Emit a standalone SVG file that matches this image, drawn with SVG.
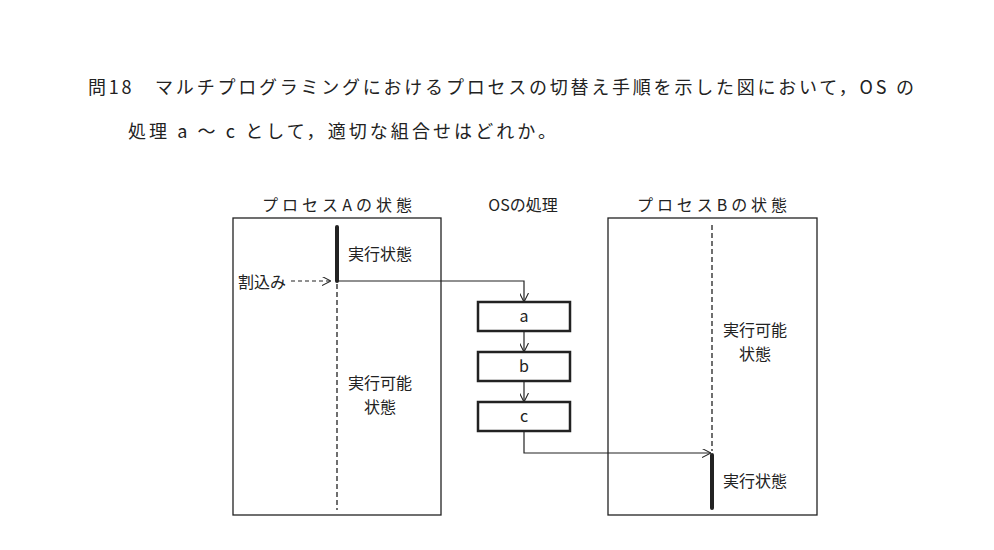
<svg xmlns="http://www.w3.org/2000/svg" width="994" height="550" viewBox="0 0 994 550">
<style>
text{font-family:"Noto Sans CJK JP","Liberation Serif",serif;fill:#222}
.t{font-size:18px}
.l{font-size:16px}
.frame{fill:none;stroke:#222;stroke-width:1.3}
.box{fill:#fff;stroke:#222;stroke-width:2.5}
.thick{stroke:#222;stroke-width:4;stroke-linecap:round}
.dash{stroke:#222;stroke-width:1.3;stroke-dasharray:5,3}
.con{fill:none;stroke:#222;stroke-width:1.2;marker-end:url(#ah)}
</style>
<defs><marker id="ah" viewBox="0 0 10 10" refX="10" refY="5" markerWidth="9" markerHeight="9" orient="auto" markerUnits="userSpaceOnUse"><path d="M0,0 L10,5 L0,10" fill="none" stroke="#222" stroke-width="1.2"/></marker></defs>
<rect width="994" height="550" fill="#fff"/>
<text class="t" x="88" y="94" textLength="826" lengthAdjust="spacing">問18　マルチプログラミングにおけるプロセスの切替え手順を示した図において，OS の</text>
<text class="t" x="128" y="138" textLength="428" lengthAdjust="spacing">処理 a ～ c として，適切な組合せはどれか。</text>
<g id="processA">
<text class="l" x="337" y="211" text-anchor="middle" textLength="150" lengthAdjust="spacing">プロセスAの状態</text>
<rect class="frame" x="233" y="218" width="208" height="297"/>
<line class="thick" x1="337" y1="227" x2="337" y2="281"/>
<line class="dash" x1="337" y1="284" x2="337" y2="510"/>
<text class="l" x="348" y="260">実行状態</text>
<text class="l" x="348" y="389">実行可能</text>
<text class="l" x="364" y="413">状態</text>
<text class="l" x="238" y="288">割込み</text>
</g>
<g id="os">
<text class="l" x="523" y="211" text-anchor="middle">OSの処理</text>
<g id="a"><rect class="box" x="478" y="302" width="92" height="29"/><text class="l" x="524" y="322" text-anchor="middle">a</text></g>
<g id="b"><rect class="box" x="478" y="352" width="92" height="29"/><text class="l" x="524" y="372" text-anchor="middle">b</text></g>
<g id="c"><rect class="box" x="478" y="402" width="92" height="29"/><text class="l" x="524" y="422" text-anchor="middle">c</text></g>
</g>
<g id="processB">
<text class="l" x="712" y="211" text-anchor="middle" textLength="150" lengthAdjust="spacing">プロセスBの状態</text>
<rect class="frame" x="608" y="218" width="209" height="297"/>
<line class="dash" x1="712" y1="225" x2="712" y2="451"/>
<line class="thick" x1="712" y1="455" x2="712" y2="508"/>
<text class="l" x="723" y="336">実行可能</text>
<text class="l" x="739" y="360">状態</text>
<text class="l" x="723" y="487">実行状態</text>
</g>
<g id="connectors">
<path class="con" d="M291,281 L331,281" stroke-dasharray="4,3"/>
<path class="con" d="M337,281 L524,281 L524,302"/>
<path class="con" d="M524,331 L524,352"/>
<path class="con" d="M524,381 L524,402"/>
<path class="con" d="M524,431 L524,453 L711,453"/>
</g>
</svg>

__WHAT THE TASK ASKS__:
Retype the whole listing exactly and leave the pictures out.

__EXERCISE RESPONSE__:
Emit a standalone SVG file that matches this image, drawn with SVG.
<svg xmlns="http://www.w3.org/2000/svg" width="994" height="550" viewBox="0 0 994 550">
<style>
text{font-family:"Noto Sans CJK JP","Liberation Serif",serif;fill:#222}
.t{font-size:18px}
.l{font-size:16px}
.frame{fill:none;stroke:#222;stroke-width:1.3}
.box{fill:#fff;stroke:#222;stroke-width:2.5}
.thick{stroke:#222;stroke-width:4;stroke-linecap:round}
.dash{stroke:#222;stroke-width:1.3;stroke-dasharray:5,3}
.con{fill:none;stroke:#222;stroke-width:1.2;marker-end:url(#ah)}
</style>
<defs><marker id="ah" viewBox="0 0 10 10" refX="10" refY="5" markerWidth="9" markerHeight="9" orient="auto" markerUnits="userSpaceOnUse"><path d="M0,0 L10,5 L0,10" fill="none" stroke="#222" stroke-width="1.2"/></marker></defs>
<rect width="994" height="550" fill="#fff"/>
<text class="t" x="88" y="94" textLength="826" lengthAdjust="spacing">問18　マルチプログラミングにおけるプロセスの切替え手順を示した図において，OS の</text>
<text class="t" x="128" y="138" textLength="428" lengthAdjust="spacing">処理 a ～ c として，適切な組合せはどれか。</text>
<g id="processA">
<text class="l" x="337" y="211" text-anchor="middle" textLength="150" lengthAdjust="spacing">プロセスAの状態</text>
<rect class="frame" x="233" y="218" width="208" height="297"/>
<line class="thick" x1="337" y1="227" x2="337" y2="281"/>
<line class="dash" x1="337" y1="284" x2="337" y2="510"/>
<text class="l" x="348" y="260">実行状態</text>
<text class="l" x="348" y="389">実行可能</text>
<text class="l" x="364" y="413">状態</text>
<text class="l" x="238" y="288">割込み</text>
</g>
<g id="os">
<text class="l" x="523" y="211" text-anchor="middle">OSの処理</text>
<g id="a"><rect class="box" x="478" y="302" width="92" height="29"/><text class="l" x="524" y="322" text-anchor="middle">a</text></g>
<g id="b"><rect class="box" x="478" y="352" width="92" height="29"/><text class="l" x="524" y="372" text-anchor="middle">b</text></g>
<g id="c"><rect class="box" x="478" y="402" width="92" height="29"/><text class="l" x="524" y="422" text-anchor="middle">c</text></g>
</g>
<g id="processB">
<text class="l" x="712" y="211" text-anchor="middle" textLength="150" lengthAdjust="spacing">プロセスBの状態</text>
<rect class="frame" x="608" y="218" width="209" height="297"/>
<line class="dash" x1="712" y1="225" x2="712" y2="451"/>
<line class="thick" x1="712" y1="455" x2="712" y2="508"/>
<text class="l" x="723" y="336">実行可能</text>
<text class="l" x="739" y="360">状態</text>
<text class="l" x="723" y="487">実行状態</text>
</g>
<g id="connectors">
<path class="con" d="M291,281 L331,281" stroke-dasharray="4,3"/>
<path class="con" d="M337,281 L524,281 L524,302"/>
<path class="con" d="M524,331 L524,352"/>
<path class="con" d="M524,381 L524,402"/>
<path class="con" d="M524,431 L524,453 L711,453"/>
</g>
</svg>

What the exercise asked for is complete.